许明蕊点点头,又问:“那你妈在医院里谁照顾?”她知道何依依的爸爸前两年刚去世,之前为了给她爸治病花了很多钱,她家里的情况不算好。
“我姐。”何依依支起桌面上的镜子,原本打算卸妆睡一会,但在镜子里她看到温星拖着椅子坐回来,从书架上拿出了书,看样子是准备学习。于是,她迟疑了片刻,盖下了镜子也从书架上抽出书。她和温星一样都在准备考研以及申请留校。
许明蕊见何依依要学习不再开口聊天,她应了声也转回来看自己面前的书。
宿舍里出奇安静,只有翻书和写字的声音。温星听了何依依和许明蕊的聊天有点走神,拿出手机给赵传雄了一条信息关心他那边的事故问题解决好了没有。
赵传雄回复说:“还没有,这事你不用担心,叔叔会处理。你好好读书。”
温星没再回复,看了看自己的备忘录,上面提醒她再过两天是男朋友陈泽的生日,不由嘴角含笑。
温星认识陈泽是巧合,去年陈泽代表他们公司去温星所在的大学电子工程系做内招演讲,地点在大礼堂。温星那天只是路过礼堂看到外面的宣传牌,一念之间走进去听了演讲。听完演讲,温星对陈泽他们公司挺感兴,散场后便找了陈泽,想要他的联系方式。
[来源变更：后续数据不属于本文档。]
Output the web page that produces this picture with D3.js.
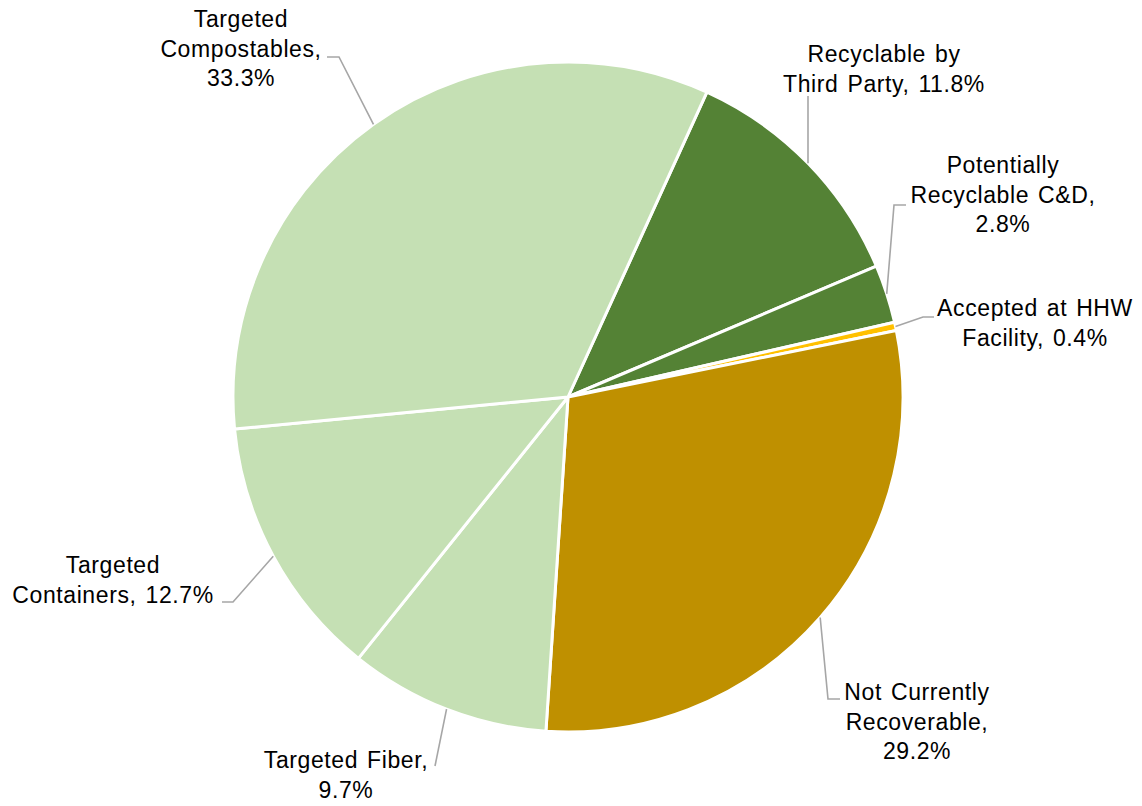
<!DOCTYPE html>
<html>
<head>
<meta charset="utf-8">
<script src="https://cdn.jsdelivr.net/npm/d3@7"></script>
<style>
  html, body { margin: 0; padding: 0; background: #ffffff; }
  svg { display: block; }
  .lbl { font-family: "Liberation Sans", Arial, sans-serif; font-size: 23px; fill: #000; letter-spacing: 0.6px; word-spacing: 2px; }
</style>
</head>
<body>
<svg id="chart" width="1142" height="806"></svg>
<script>
// Waste composition shares (percent), in clockwise drawing order
const categories = [
  "Recyclable by Third Party",
  "Potentially Recyclable C&D",
  "Accepted at HHW Facility",
  "Not Currently Recoverable",
  "Targeted Fiber",
  "Targeted Containers",
  "Targeted Compostables"
];
const shares = [11.8, 2.8, 0.4, 29.2, 9.7, 12.7, 33.3];
const sliceColors = ["#548235", "#548235", "#FFC000", "#BF9000", "#C5E0B4", "#C5E0B4", "#C5E0B4"];

// Label text lines per slice
const labelLines = [
  ["Recyclable by", "Third Party, 11.8%"],
  ["Potentially", "Recyclable C&D,", "2.8%"],
  ["Accepted at HHW", "Facility, 0.4%"],
  ["Not Currently", "Recoverable,", "29.2%"],
  ["Targeted Fiber,", "9.7%"],
  ["Targeted", "Containers, 12.7%"],
  ["Targeted", "Compostables,", "33.3%"]
];

// Label placement: text centre x, first baseline y, and leader start points
const labelPos = [
  { x: 884,  y: 62,  leader: [[808, 96]] },
  { x: 1003, y: 173, leader: [[906, 205], [894, 205]] },
  { x: 1035, y: 316, leader: [[934, 317], [923, 317]] },
  { x: 917,  y: 700, leader: [[840, 699], [828, 699]] },
  { x: 346,  y: 768, leader: [[435, 766]] },
  { x: 113,  y: 573, leader: [[222, 602], [233, 602]] },
  { x: 241,  y: 27,  leader: [[327, 57], [339, 57]] }
];
const lineHeight = 29.5;

const cx = 568, cy = 397, radius = 335;
const startDeg = 24.5;

const svg = d3.select("#chart");
const g = svg.append("g").attr("transform", `translate(${cx},${cy})`);

const pie = d3.pie()
  .sort(null)
  .value(d => d)
  .startAngle(startDeg * Math.PI / 180)
  .endAngle((startDeg + 360) * Math.PI / 180);

const arcs = pie(shares);
const arc = d3.arc().innerRadius(0).outerRadius(radius);

g.selectAll("path.slice")
  .data(arcs)
  .join("path")
  .attr("class", "slice")
  .attr("d", arc)
  .attr("fill", (d, i) => sliceColors[i])
  .attr("stroke", "#ffffff")
  .attr("stroke-width", 3)
  .attr("stroke-linejoin", "round");

// Leader lines from each label to the outer edge of its slice
const line = d3.line();
svg.selectAll("path.leader")
  .data(arcs)
  .join("path")
  .attr("class", "leader")
  .attr("fill", "none")
  .attr("stroke", "#A6A6A6")
  .attr("stroke-width", 1.6)
  .attr("d", (d, i) => {
    const mid = (d.startAngle + d.endAngle) / 2;
    const end = [cx + radius * Math.sin(mid), cy - radius * Math.cos(mid)];
    return line([...labelPos[i].leader, end]);
  });

// Labels
const labels = svg.selectAll("text.lbl")
  .data(categories)
  .join("text")
  .attr("class", "lbl")
  .attr("text-anchor", "middle")
  .attr("x", (d, i) => labelPos[i].x)
  .attr("y", (d, i) => labelPos[i].y);

labels.each(function (d, i) {
  d3.select(this).selectAll("tspan")
    .data(labelLines[i])
    .join("tspan")
    .attr("x", labelPos[i].x)
    .attr("dy", (t, j) => j === 0 ? 0 : lineHeight)
    .text(t => t);
});
</script>
</body>
</html>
陈泽见温星漂亮大方,很难拒绝她,他们两个人对彼此都有点一见钟情的感觉。
一年多相处下来,温星对陈泽不仅喜欢,而且欣赏到有点崇拜。陈泽的工作其实和江陵一样负责公司销售营销一块,他很年轻就当了经理,手下带出了不少强兵悍将。每次他们在一起约会,温星总喜欢听他讲一些工作上的事情,听他用一种幽默有的方式讲工作。陈泽做事很有原则,也不乏侠义慷慨之心,他总是把别人的利益考虑在先,他说只有这样自己的利益才会真正的长远。温星眼里的陈泽眼界宽广,心胸开阔,很符合她对另一半的要求。